War Without End, or Amen | News | Pittsburgh | Pittsburgh City Paper

War Without End, or Amen

The Iraq War continues -- whatever happened on Election Day

 

 

"After all the hoopla of this election, on Nov. 3 when I wake up my son is still dead," says Lila Lipscomb. "Some [other American] mother is going to have their child still in Iraq and there's going to be an Iraqi mother holding her blown-up baby. It needs to stop and we're the only ones that can stop it."

 

Lipscomb, the military mother whose effort to confront President George W. Bush with her grief was chronicled in Michael Moore's most recent film, Fahrenheit 9/11, spoke last month via phone in the midst of her October tour of cities, which ended on Halloween.

 

In the film, Lipscomb read the last letter from her son, Sgt. Michael Pederson, wrote from Iraq, pleading for the ouster of Bush. Pederson died in a Black Hawk helicopter crash in April 2003. Lipscomb took a leave of absence from her job with the nonprofit Career Alliance in Flint, Mich., to travel with the Tour of Duty: Americans Speak Out, sometimes accompanied by celebrities, and sponsored by several nonprofits led by Win Without War.

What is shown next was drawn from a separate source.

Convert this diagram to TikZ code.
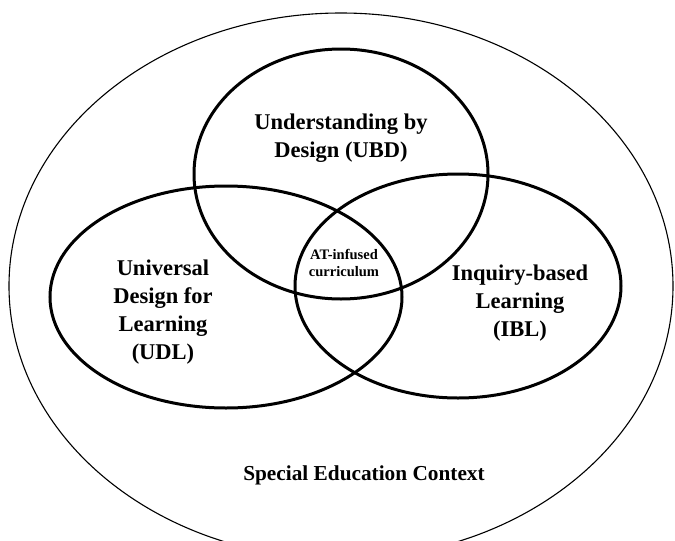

Her Pittsburgh appearance was cancelled, but she isn't certain why.

 

Lipscomb endorsed the Democratic nominee, John Kerry, just before Election Day, but other military families with relatives in Iraq, rather than the election, have been the focus of her talks. "I try to give them a safe space to be able to vent," she says. "They can vent, they can cry, they can scream, they can hug" -- including families contacted by the Bush campaign to proclaim the rightness of the Iraq War publicly.

 

"Afghanistan was righteous," Lipscomb says. "But Saddam didn't pose a threat in any shape or form."